Ich habe schon im Internet gesucht aber nur Lösungen für Java 6 gefunden und ich nutze J5 (ein update kommt leider nicht infrage).
Weiß jemand hier wie ich das Problem löse?
Danke


----------



## HonniCilest (13. April 2011)

Ich verstehe nicht genau wieso du herausfinden möchtest, welcher Spaltenkopf geklickt wurde. Eine JTable sortiert automatisch anhand des geklickten Spaltenkopfes die ensptechende Spalte, aber du musst der JTable auch sagen wie sie sortieren soll.

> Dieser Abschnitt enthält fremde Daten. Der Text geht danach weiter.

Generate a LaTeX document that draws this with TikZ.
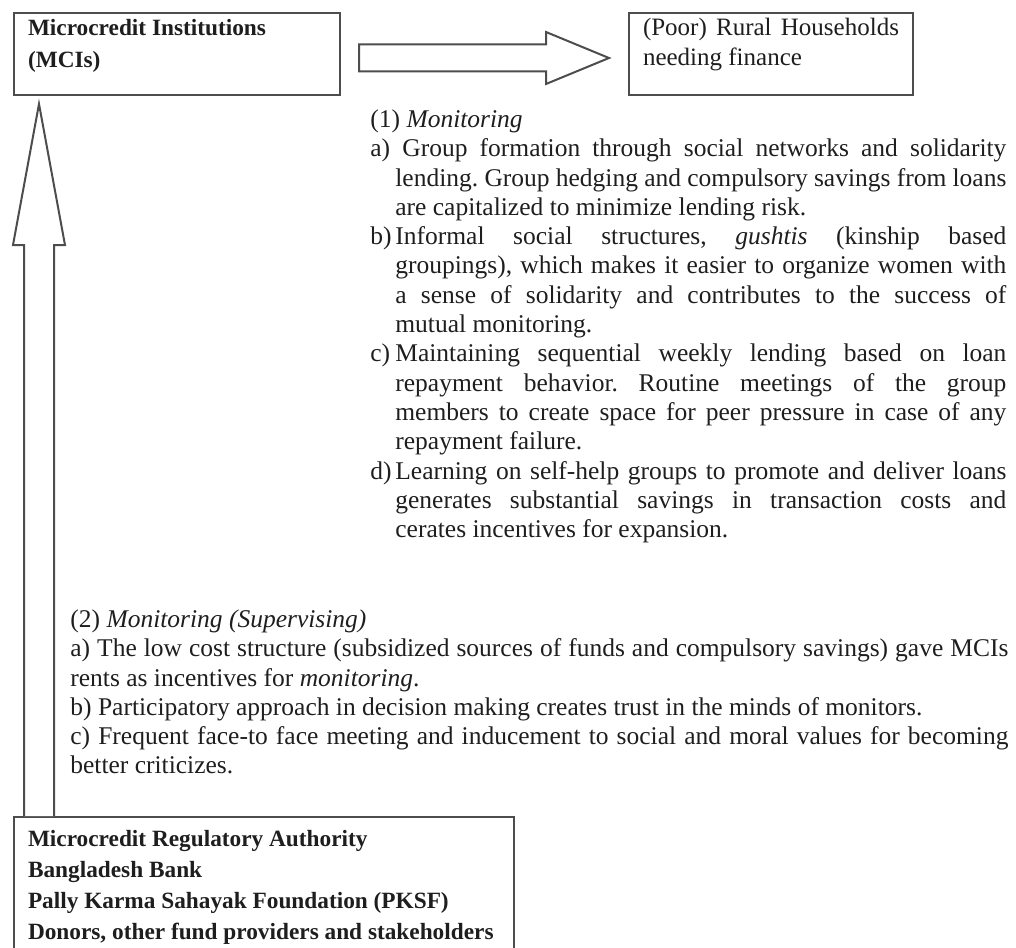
\documentclass[tikz,border=0pt]{standalone}
\usepackage{fontspec}
\setmainfont{Liberation Serif}
\usetikzlibrary{positioning,calc}
\definecolor{InkDark}{HTML}{1E1E1E}
\definecolor{LineGray}{HTML}{4D4D4D}
\frenchspacing
\newcommand{\cardtext}[4]{\parbox[t][#2][t]{#1}{\rule{0pt}{#3}#4}}
\newcommand{\hangitem}[1]{\par\hangindent=12.5pt\hangafter=1\makebox[12.5pt][l]{#1}}
\tikzset{
  card/.style={draw=LineGray, line width=1pt, fill=white, text=InkDark, inner xsep=7pt, inner ysep=0pt, anchor=north west},
  cardbold/.style={card, font=\fontsize{11.65}{16}\selectfont\bfseries},
  bodytext/.style={inner sep=0pt, anchor=north west, text=InkDark, font=\fontsize{12.75}{14.65}\selectfont},
  blockarrow/.style={draw=LineGray, line width=1pt, fill=white, line join=miter}
}
\begin{document}
\begin{tikzpicture}[x=0.5pt, y=-0.5pt]
  \useasboundingbox (0,0) rectangle (1016,947);
  \clip (0,0) rectangle (1016,947);
  % Boxes
  \node[cardbold] (mci) at (13,12)
    {\cardtext{149pt}{41pt}{11.5pt}{Microcredit Institutions\\(MCIs)}};
  \node[card, font=\fontsize{12.5}{15}\selectfont, right=143.5pt of mci] (hh)
    {\cardtext{128pt}{41pt}{11.5pt}{(Poor) Rural Households\linebreak needing finance}};
  \node[card, font=\fontsize{11.65}{15.5}\selectfont\bfseries, below=360pt of mci.south west, anchor=north west] (reg)
    {\cardtext{236pt}{90pt}{14.5pt}{Microcredit Regulatory Authority\\Bangladesh Bank\\Pally Karma Sahayak Foundation (PKSF)\\Donors, other fund providers and stakeholders}};

  % Text blocks
  \node[bodytext] (mon) at (370,107) {\parbox[t]{318pt}{\rule{0pt}{10pt}(1) \textit{Monitoring}
    \hangitem{a)}\hspace{3.5pt}Group formation through social networks and solidarity\linebreak lending. Group hedging and compulsory savings from loans\linebreak are capitalized to minimize lending risk.
    \hangitem{b)}Informal social structures, \textit{gushtis} (kinship based\linebreak groupings), which makes it easier to organize women with\linebreak a sense of solidarity and contributes to the success of\linebreak mutual monitoring.
    \hangitem{c)}Maintaining sequential weekly lending based on loan\linebreak repayment behavior. Routine meetings of the group\linebreak members to create space for peer pressure in case of any\linebreak repayment failure.
    \hangitem{d)}Learning on self-help groups to promote and deliver loans\linebreak generates substantial savings in transaction costs and\linebreak cerates incentives for expansion.}};

  \node[bodytext] (sup) at (70,607) {\parbox[t]{469pt}{\rule{0pt}{10pt}(2) \textit{Monitoring (Supervising)}\par
    a) The low cost structure (subsidized sources of funds and compulsory savings) gave MCIs\linebreak rents as incentives for \textit{monitoring}.\par
    b) Participatory approach in decision making creates trust in the minds of monitors.\par
    c) Frequent face-to face meeting and inducement to social and moral values for becoming\linebreak better criticizes.}};

  % Block arrows
  \coordinate (ra) at ($(mci.east)+(18,4)$);
  \coordinate (rb) at ($(hh.west)+(-19,4)$);
  \draw[blockarrow] ($(ra)+(0,-13.5)$) -- ($(rb)+(-63,-13.5)$) -- ($(rb)+(-63,-26)$) -- (rb)
    -- ($(rb)+(-63,26)$) -- ($(rb)+(-63,13.5)$) -- ($(ra)+(0,13.5)$) -- cycle;

  \coordinate (ua) at ($(reg.north west)+(26,0)$);
  \coordinate (ut) at ($(mci.south west)+(26,8)$);
  \draw[blockarrow] ($(ua)+(-15,0)$) -- ($(ut)+(-15,141)$) -- ($(ut)+(-26,141)$) -- (ut)
    -- ($(ut)+(26,141)$) -- ($(ut)+(15,141)$) -- ($(ua)+(15,0)$);
\end{tikzpicture}
\end{document}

Siehe auch: http://download.oracle.com/javase/tutorial/uiswing/components/table.html#sorting


----------



## Albert00 (13. April 2011)

Damit ich weiß wonach ich sortieren muss, denn die Methodik deines Link's funktioniert nur ab jdk 1.6.


----------



## HonniCilest (13. April 2011)

Eventuell hilft dir dieses Beispiel weiter...

http://download.oracle.com/javase/t...erDemoProject/src/components/TableSorter.java


----------



## genodeftest (13. April 2011)

Was benutzt du denn? Java 5 SE wird seit 18 Monaten nicht mehr mit Sicherheitsupdates versorgt. Alle gängigen Linux-Distributionen sollten Java SE 6 bereits haben. Unter Windows gibt es kaum Gründe, nicht auf Java SE 6 zu aktualisieren.


----------



## Albert00 (14. April 2011)

Wir bekommen Programme von einer Firma die nicht unter Java 6 laufen, also müssen wir Java 5 benutzen / programmieren. Und nein es gibt keine Möglichkeit zu wechseln.


----------



## Albert00 (14. April 2011)

HonniCilest hat gesagt.:


> Eventuell hilft dir dieses Beispiel weiter...
> 
> http://download.oracle.com/javase/t...erDemoProject/src/components/TableSorter.java


 
Erkennt das auch welchen Kopf ich auswähle?
Wie kann ich die denn einbinden?
Ich steh irgendwie, einwenig im Wald.


----------



## Albert00 (15. April 2011)

kann mir niemand helfen?


----------



## genodeftest (16. April 2011)

Kannst du nicht einfach den Code aus der JRE6 kopieren?


----------



## Albert00 (17. April 2011)

Damit erkennt es aber immer noch nicht welcher Kopf geklickt wurde.


----------